The central objects of secure multiparty computation are the “multiparty functions” (or functionalities) that it seeks to securely realize. In this chapter we survey a set of results that constitute a Cryptographic Complexity Theory. This theory classifies and compares multiparty functions according to their secure computability and reducibility to each other. The basic questions studied, under various notions of security and reducibility, include:
• Which functionalities are securely realizable (or are “trivial” – i.e., can be reduced to any functionality)?
• Which functionalities are “complete” – i.e., those to which any functionality can be reduced?
• More generally, which functionalities are reducible to which? Outside of triviality and completeness, this question is relatively less explored.
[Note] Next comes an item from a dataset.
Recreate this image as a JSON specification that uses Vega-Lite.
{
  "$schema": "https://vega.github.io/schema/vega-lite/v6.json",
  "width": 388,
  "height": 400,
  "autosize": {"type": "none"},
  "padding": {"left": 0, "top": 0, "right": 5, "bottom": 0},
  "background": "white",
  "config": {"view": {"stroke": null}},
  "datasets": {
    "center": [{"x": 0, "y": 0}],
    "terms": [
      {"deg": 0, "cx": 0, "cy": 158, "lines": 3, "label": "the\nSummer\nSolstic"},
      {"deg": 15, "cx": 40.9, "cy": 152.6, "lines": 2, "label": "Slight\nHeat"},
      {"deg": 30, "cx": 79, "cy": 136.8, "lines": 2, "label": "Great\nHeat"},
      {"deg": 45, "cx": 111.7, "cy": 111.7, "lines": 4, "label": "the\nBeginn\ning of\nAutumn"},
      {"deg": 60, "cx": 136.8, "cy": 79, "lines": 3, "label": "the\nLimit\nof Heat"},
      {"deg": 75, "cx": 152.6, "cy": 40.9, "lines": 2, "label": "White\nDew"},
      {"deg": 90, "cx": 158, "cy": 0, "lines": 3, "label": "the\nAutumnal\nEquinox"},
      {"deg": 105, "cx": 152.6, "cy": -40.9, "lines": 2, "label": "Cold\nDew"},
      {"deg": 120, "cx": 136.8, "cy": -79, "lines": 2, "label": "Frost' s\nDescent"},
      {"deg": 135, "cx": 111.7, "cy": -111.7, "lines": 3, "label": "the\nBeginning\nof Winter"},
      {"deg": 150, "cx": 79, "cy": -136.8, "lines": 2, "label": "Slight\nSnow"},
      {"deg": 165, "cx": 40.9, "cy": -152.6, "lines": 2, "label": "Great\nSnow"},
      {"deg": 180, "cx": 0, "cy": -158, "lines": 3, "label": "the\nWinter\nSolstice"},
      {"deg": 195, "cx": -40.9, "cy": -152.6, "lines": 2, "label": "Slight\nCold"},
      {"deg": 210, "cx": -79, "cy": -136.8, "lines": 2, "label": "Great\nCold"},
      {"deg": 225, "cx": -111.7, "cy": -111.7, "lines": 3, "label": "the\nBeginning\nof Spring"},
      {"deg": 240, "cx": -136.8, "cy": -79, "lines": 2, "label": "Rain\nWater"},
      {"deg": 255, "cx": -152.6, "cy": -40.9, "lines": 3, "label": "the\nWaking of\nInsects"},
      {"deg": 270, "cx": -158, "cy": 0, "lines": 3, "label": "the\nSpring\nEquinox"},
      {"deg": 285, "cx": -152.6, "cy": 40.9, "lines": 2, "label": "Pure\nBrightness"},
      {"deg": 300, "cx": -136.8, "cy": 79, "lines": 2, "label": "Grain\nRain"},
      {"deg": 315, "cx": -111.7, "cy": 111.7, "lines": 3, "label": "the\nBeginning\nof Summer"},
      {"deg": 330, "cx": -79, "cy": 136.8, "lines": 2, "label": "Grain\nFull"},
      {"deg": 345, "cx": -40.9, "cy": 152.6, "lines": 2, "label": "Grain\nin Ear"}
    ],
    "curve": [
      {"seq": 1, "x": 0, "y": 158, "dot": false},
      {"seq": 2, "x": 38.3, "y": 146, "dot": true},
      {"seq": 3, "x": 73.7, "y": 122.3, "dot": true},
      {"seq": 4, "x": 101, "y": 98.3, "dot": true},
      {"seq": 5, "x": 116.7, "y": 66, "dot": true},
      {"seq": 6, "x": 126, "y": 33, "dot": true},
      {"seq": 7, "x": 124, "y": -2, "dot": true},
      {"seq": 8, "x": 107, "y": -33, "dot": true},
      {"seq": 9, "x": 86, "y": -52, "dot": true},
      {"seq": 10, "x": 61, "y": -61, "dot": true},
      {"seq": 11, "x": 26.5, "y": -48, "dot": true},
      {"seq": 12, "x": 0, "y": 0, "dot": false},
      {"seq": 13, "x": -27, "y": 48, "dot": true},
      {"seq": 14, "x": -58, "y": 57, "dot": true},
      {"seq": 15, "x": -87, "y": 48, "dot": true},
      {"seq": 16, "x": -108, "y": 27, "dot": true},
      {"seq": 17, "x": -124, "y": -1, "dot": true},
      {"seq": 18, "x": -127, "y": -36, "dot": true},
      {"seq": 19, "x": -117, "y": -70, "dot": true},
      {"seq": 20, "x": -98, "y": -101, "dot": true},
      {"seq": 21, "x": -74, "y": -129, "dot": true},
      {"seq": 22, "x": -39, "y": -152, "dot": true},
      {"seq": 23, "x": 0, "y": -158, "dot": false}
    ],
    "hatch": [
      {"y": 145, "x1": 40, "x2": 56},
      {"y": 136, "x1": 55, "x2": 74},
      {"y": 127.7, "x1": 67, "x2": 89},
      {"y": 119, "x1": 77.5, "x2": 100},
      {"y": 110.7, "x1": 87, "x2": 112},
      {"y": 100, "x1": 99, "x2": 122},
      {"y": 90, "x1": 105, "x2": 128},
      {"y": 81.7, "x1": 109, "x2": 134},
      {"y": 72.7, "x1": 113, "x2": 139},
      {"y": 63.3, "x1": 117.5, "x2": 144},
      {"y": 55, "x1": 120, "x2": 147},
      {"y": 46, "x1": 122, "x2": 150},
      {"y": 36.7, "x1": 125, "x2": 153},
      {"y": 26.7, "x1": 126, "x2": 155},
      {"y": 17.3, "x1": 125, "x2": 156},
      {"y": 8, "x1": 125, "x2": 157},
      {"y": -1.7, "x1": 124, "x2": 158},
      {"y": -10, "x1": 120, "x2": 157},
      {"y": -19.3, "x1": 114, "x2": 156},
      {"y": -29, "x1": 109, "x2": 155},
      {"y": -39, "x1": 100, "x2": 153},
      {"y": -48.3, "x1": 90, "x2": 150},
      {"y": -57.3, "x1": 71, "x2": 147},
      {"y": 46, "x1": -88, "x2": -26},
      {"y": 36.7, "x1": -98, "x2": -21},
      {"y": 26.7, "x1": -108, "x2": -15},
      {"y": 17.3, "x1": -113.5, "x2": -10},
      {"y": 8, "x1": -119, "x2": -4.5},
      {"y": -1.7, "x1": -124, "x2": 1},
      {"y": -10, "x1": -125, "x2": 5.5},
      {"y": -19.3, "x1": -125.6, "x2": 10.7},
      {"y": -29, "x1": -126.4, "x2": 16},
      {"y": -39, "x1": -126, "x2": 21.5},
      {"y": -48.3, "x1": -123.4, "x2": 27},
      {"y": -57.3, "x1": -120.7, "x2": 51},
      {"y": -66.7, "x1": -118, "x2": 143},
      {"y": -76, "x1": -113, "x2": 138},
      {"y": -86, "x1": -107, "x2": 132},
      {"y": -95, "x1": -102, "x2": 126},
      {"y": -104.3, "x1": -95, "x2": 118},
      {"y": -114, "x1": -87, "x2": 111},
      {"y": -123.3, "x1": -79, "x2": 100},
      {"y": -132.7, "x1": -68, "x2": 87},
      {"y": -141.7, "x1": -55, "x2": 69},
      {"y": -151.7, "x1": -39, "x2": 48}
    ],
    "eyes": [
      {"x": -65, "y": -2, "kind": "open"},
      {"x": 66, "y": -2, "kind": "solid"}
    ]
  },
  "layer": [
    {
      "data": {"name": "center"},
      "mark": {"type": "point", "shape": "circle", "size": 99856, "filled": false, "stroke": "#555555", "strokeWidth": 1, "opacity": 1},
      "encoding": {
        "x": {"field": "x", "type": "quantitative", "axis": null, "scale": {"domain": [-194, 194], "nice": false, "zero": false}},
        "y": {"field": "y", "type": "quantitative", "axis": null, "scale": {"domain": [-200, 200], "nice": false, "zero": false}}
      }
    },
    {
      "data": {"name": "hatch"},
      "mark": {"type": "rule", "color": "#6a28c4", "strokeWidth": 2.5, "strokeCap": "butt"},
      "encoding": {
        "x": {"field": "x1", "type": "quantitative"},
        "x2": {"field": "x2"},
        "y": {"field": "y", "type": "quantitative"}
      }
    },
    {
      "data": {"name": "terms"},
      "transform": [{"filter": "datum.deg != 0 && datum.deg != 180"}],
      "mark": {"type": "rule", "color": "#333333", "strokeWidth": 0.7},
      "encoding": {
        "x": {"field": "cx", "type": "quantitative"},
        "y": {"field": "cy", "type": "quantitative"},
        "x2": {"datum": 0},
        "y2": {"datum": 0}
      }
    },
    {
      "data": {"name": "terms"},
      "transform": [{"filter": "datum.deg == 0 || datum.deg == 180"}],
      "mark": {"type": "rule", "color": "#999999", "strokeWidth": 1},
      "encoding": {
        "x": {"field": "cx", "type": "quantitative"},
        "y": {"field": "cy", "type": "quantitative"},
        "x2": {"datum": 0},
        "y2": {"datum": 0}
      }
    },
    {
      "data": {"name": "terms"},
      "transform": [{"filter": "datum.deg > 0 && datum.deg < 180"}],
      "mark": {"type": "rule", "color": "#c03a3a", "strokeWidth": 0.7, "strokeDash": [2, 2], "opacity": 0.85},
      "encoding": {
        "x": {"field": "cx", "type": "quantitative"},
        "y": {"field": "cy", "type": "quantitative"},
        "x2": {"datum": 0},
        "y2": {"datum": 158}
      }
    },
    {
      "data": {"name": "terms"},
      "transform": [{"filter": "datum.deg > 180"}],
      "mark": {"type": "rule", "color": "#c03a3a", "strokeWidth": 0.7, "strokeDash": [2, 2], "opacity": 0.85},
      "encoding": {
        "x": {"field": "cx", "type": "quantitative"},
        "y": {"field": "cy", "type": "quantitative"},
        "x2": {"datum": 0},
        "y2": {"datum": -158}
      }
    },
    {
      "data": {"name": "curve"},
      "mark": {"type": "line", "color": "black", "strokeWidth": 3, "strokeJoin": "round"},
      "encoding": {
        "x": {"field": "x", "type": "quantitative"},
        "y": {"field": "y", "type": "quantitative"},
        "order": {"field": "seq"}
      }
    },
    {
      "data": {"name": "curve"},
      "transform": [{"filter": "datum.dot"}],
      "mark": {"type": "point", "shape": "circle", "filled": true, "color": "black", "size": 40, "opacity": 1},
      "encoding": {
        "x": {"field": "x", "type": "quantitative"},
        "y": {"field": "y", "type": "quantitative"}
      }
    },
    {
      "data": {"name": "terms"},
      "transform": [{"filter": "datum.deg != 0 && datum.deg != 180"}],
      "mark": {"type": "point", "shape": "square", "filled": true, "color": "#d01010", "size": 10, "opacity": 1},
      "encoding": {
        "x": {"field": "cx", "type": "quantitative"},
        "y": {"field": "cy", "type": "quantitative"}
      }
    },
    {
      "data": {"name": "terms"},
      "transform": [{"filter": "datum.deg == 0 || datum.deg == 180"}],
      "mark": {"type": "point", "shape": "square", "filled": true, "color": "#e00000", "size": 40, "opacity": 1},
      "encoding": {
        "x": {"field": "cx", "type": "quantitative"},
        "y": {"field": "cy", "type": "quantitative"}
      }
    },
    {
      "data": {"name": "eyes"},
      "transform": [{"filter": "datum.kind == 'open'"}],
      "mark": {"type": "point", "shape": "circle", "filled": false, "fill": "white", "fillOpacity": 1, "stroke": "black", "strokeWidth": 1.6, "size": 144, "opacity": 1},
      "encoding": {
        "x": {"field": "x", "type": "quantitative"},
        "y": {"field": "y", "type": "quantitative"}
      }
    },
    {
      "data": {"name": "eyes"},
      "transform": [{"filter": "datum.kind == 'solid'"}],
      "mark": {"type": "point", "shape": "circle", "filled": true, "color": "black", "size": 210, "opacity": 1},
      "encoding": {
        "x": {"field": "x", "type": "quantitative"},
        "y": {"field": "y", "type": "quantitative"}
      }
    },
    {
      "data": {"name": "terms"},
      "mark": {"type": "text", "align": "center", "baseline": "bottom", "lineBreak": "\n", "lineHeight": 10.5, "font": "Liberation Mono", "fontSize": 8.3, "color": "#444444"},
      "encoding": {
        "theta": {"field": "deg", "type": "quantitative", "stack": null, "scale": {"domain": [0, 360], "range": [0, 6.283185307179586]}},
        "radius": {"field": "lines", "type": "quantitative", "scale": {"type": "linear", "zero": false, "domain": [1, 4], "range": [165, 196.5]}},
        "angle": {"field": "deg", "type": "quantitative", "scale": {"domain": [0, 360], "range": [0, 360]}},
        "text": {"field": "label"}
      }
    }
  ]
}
Reductions yield relative measures of complexity among various functionalities. In the information-theoretic setting, absolute complexity measures have also been considered. In particular, we discuss results regarding which functions have t-private protocols (in which security is required against a passive adversary corrupting t out of n players) and how this set changes as t increases from 1 to n.
We treat separately the results on two-party functionalities, for which the cryptographic complexity is much better understood. In particular, we present unified combinatorial characterizations of completeness and triviality for secure function evaluation using notions of isomorphism and the common information functionality (called the kernel) of a given functionality. Beyond completeness and triviality, we also discuss results on general reducibility, and, in the computationally bounded setting, the connection between these reductions and computational hardness assumptions.
We briefly discuss results on reactive functionalities, which are much less studied than non-reactive (secure function evaluation) functionalities. Finally, we conclude with a selection of open problems.